Pour moi, le choc fut violent. J’avais croisé quelques uns de leurs regards et, clairement, je compris que les policiers n'étaient pas vraiment là pour « maintenir l’Ordre » ou « assurer la Sécurité » des gens, mais plutôt pour impressionner, faire peur et passer l’envie de se désinhiber jusqu’au bout de la nuit. Pourquoi nous encerclaient-ils ? Pourquoi nous regardaient-ils sans broncher ? Une connaissance, qui arrivait de la rue Nationale, me fit paniquer davantage quand elle m’assura que le quartier était envahi de policiers, de la place de Strasbourg, où stationnaient plusieurs camions, jusqu’ici. Il y en avait partout, il n’y avait plus d’issue ! Je suais, des frissons mettaient mes vertèbres en branle. Je devais trouver un refuge. A l’intérieur, dans la souricière, il n’y avait que ça.

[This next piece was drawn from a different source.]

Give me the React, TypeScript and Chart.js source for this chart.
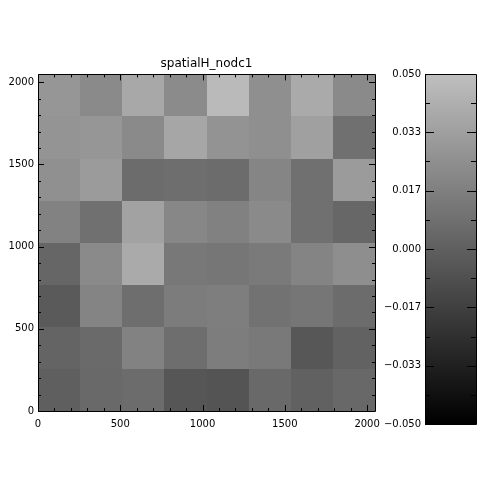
import React, { useEffect, useRef } from "react";
import { Chart, registerables } from "chart.js";

Chart.register(...registerables);

const FONT = "'DejaVu Sans', sans-serif";
const TITLE = "spatialH_nodc1";

// Cell lower-left corners (8 x 8 grid, 256 units per cell)
const xStarts = [0, 256, 512, 768, 1024, 1280, 1536, 1792];
const yStarts = [0, 256, 512, 768, 1024, 1280, 1536, 1792];
const CELL = 256;
const AXIS_MAX = 2048;

// Values by row, bottom row first
const row0 = [-0.0003, 0.005, 0.0065, -0.005, -0.006, 0.005, 0.0008, 0.0045];
const row1 = [0.0024, 0.0055, 0.0181, 0.0076, 0.0154, 0.0134, -0.0045, 0.0013];
const row2 = [-0.0029, 0.0191, 0.0076, 0.0149, 0.016, 0.0097, 0.0118, 0.0065];
const row3 = [0.0034, 0.0223, 0.039, 0.0128, 0.0118, 0.0139, 0.0191, 0.0243];
const row4 = [0.0181, 0.0086, 0.0348, 0.0207, 0.0175, 0.0223, 0.0086, 0.0039];
const row5 = [0.0254, 0.0312, 0.0065, 0.0076, 0.0065, 0.0196, 0.0086, 0.0312];
const row6 = [0.0275, 0.0285, 0.0223, 0.0369, 0.027, 0.0249, 0.0338, 0.0086];
const row7 = [0.0285, 0.0223, 0.038, 0.0228, 0.0474, 0.0249, 0.039, 0.0223];
const rows = [row0, row1, row2, row3, row4, row5, row6, row7];

const xTickValues = [0, 500, 1000, 1500, 2000];
const yTickValues = [0, 500, 1000, 1500, 2000];
const cbTickValues = [-0.05, -0.0333, -0.0167, 0, 0.0167, 0.0333, 0.05];
const VMIN = -0.05;
const VMAX = 0.05;
const GRAY_TOP = 191;

function grayFor(v: number) {
  const t = Math.max(0, Math.min(1, (v - VMIN) / (VMAX - VMIN)));
  const g = Math.round(t * GRAY_TOP);
  return `rgb(${g},${g},${g})`;
}

function fmtCb(v: number) {
  const s = v.toFixed(3);
  return s.startsWith("-") ? "\u2212" + s.slice(1) : s;
}

const heatPlugin = {
  id: "heatCells",
  beforeDatasetsDraw(chart: any) {
    const { ctx, chartArea, scales } = chart;
    const xs = scales.x;
    const ys = scales.y;
    ctx.save();
    ctx.beginPath();
    ctx.rect(chartArea.left, chartArea.top, chartArea.right - chartArea.left, chartArea.bottom - chartArea.top);
    ctx.clip();
    const data = chart.data.datasets[0].data as any[];
    data.forEach((d) => {
      const x0 = Math.round(xs.getPixelForValue(d.x - CELL / 2));
      const x1 = Math.round(xs.getPixelForValue(d.x + CELL / 2));
      const y0 = Math.round(ys.getPixelForValue(d.y - CELL / 2));
      const y1 = Math.round(ys.getPixelForValue(d.y + CELL / 2));
      ctx.fillStyle = grayFor(d.v);
      ctx.fillRect(x0, y1, x1 - x0, y0 - y1);
    });
    ctx.restore();
  },
  afterDraw(chart: any) {
    const { ctx, chartArea, scales } = chart;
    const { left, right, top, bottom } = chartArea;
    ctx.save();
    ctx.strokeStyle = "#000";
    ctx.lineWidth = 1;
    ctx.beginPath();
    ctx.rect(Math.round(left) + 0.5, Math.round(top) + 0.5, Math.round(right - left), Math.round(bottom - top));
    ctx.stroke();
    ctx.beginPath();
    for (let v = 0; v <= AXIS_MAX; v += 100) {
      const len = v % 500 === 0 ? 6 : 3;
      const px = Math.round(scales.x.getPixelForValue(v)) + 0.5;
      ctx.moveTo(px, bottom);
      ctx.lineTo(px, bottom - len);
      ctx.moveTo(px, top);
      ctx.lineTo(px, top + len);
      const py = Math.round(scales.y.getPixelForValue(v)) + 0.5;
      ctx.moveTo(left, py);
      ctx.lineTo(left + len, py);
      ctx.moveTo(right, py);
      ctx.lineTo(right - len, py);
    }
    ctx.stroke();
    ctx.restore();
  },
};

const cbPlugin = {
  id: "colorbar",
  beforeDatasetsDraw(chart: any) {
    const { ctx, chartArea, scales } = chart;
    const yb = scales.y.getPixelForValue(VMIN);
    const yt = scales.y.getPixelForValue(VMAX);
    const grad = ctx.createLinearGradient(0, yb, 0, yt);
    grad.addColorStop(0, grayFor(VMIN));
    grad.addColorStop(1, grayFor(VMAX));
    ctx.save();
    ctx.fillStyle = grad;
    ctx.fillRect(chartArea.left, yt, chartArea.right - chartArea.left, yb - yt);
    ctx.restore();
  },
  afterDraw(chart: any) {
    const { ctx, chartArea, scales } = chart;
    const { left, right, top, bottom } = chartArea;
    ctx.save();
    ctx.strokeStyle = "#000";
    ctx.lineWidth = 1;
    ctx.beginPath();
    ctx.rect(Math.round(left) + 0.5, Math.round(top) + 0.5, Math.round(right - left), Math.round(bottom - top));
    ctx.stroke();
    ctx.beginPath();
    cbTickValues.forEach((v, i) => {
      const py = Math.round(scales.y.getPixelForValue(v)) + 0.5;
      ctx.moveTo(left, py);
      ctx.lineTo(left + 9, py);
      ctx.moveTo(right, py);
      ctx.lineTo(right - 9, py);
      if (i < cbTickValues.length - 1) {
        const mid = (v + cbTickValues[i + 1]) / 2;
        const pm = Math.round(scales.y.getPixelForValue(mid)) + 0.5;
        ctx.moveTo(left, pm);
        ctx.lineTo(left + 5, pm);
        ctx.moveTo(right, pm);
        ctx.lineTo(right - 5, pm);
      }
    });
    ctx.stroke();
    ctx.restore();
  },
};

export default function App() {
  const mainRef = useRef<HTMLCanvasElement | null>(null);
  const cbRef = useRef<HTMLCanvasElement | null>(null);

  useEffect(() => {
    const points: any[] = [];
    rows.forEach((row, j) => {
      row.forEach((v, i) => {
        points.push({ x: xStarts[i] + CELL / 2, y: yStarts[j] + CELL / 2, v });
      });
    });
    const tickFont = { family: FONT, size: 10 };
    const main = new Chart(mainRef.current as HTMLCanvasElement, {
      type: "scatter",
      data: { datasets: [{ data: points, pointRadius: 0, showLine: false }] },
      options: {
        animation: false,
        responsive: false,
        devicePixelRatio: 1,
        layout: { padding: { left: 0, right: 125, top: 0, bottom: 0 } },
        plugins: {
          legend: { display: false },
          tooltip: { enabled: false },
          title: {
            display: true,
            fullSize: false,
            text: TITLE,
            color: "#000",
            font: { family: FONT, size: 12, weight: "normal" },
            padding: { top: 57, bottom: 3 },
          },
        },
        scales: {
          x: {
            type: "linear",
            min: 0,
            max: AXIS_MAX,
            grid: { display: false, drawTicks: false },
            border: { display: false },
            ticks: {
              color: "#000",
              font: tickFont,
              padding: 7,
              autoSkip: false,
              maxRotation: 0,
              callback: (v: any) => String(v),
            },
            afterBuildTicks: (s: any) => {
              s.ticks = xTickValues.map((v) => ({ value: v }));
            },
            afterFit: (s: any) => {
              s.height = 89;
            },
          },
          y: {
            type: "linear",
            min: 0,
            max: AXIS_MAX,
            grid: { display: false, drawTicks: false },
            border: { display: false },
            ticks: {
              color: "#000",
              font: tickFont,
              padding: 4,
              autoSkip: false,
              callback: (v: any) => String(v),
            },
            afterBuildTicks: (s: any) => {
              s.ticks = yTickValues.map((v) => ({ value: v }));
            },
            afterFit: (s: any) => {
              s.width = 38;
            },
          },
        },
      } as any,
      plugins: [heatPlugin],
    });

    const cb = new Chart(cbRef.current as HTMLCanvasElement, {
      type: "scatter",
      data: { datasets: [{ data: [], pointRadius: 0 }] },
      options: {
        animation: false,
        responsive: false,
        devicePixelRatio: 1,
        layout: { padding: { left: 0, right: 24, top: 74, bottom: 76 } },
        plugins: { legend: { display: false }, tooltip: { enabled: false } },
        scales: {
          x: { display: false, min: 0, max: 1 },
          y: {
            type: "linear",
            min: VMIN,
            max: VMAX,
            grid: { display: false, drawTicks: false },
            border: { display: false },
            ticks: {
              color: "#000",
              font: tickFont,
              padding: 4,
              autoSkip: false,
              callback: (v: any) => fmtCb(Number(v)),
            },
            afterBuildTicks: (s: any) => {
              s.ticks = cbTickValues.map((v) => ({ value: v }));
            },
            afterFit: (s: any) => {
              s.width = 45;
            },
          },
        },
      } as any,
      plugins: [cbPlugin],
    });

    return () => {
      main.destroy();
      cb.destroy();
    };
  }, []);

  return (
    <div style={{ position: "absolute", left: 0, top: 0, width: 500, height: 500, background: "#fff" }}>
      <canvas ref={mainRef} width={500} height={500} style={{ position: "absolute", left: 0, top: 0 }} />
      <canvas ref={cbRef} width={120} height={500} style={{ position: "absolute", left: 380, top: 0 }} />
    </div>
  );
}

A peine avais-je passé la porte d’entrée que je fus pris d’une terrible nausée. Ma tête fit deux tours. L’atmosphère était étouffante, on étouffait, j’étouffais ! Au fond, sur le dancefloor, une partie de la bohème lilloise, peu soucieuse du dispositif sécuritaire qui l’attendait à la sortie, chantait à tue-tête les paroles d’une chanson de Whitney Houston, ou Céline Dion, ou peut-être encore Lara Fabian. Bref, c’en était fait de moi : je me précipitai dans les toilettes, bousculant tout sur mon passage, et prodiguai une magnifique gerboulade !

Malade à en crever, certes, mais toujours en liberté, je pris le pas du retour à la maison. Les policiers n’étaient plus là, mais un homme m’interpella : « Les filles sont plus les mêmes qu’avant, tu trouves pas ? » Je le regardai, ahuri, lui demandant avec une voix chétive ce qu’il me voulait. Il répliqua : « Je te dis que les filles, c’est plus comme avant, maintenant elles ne donnent plus leur numéro, mais leur facebook ! »

Le salaud venait de m’achever, je tournai le dos et finis de me vidanger dans le caniveau.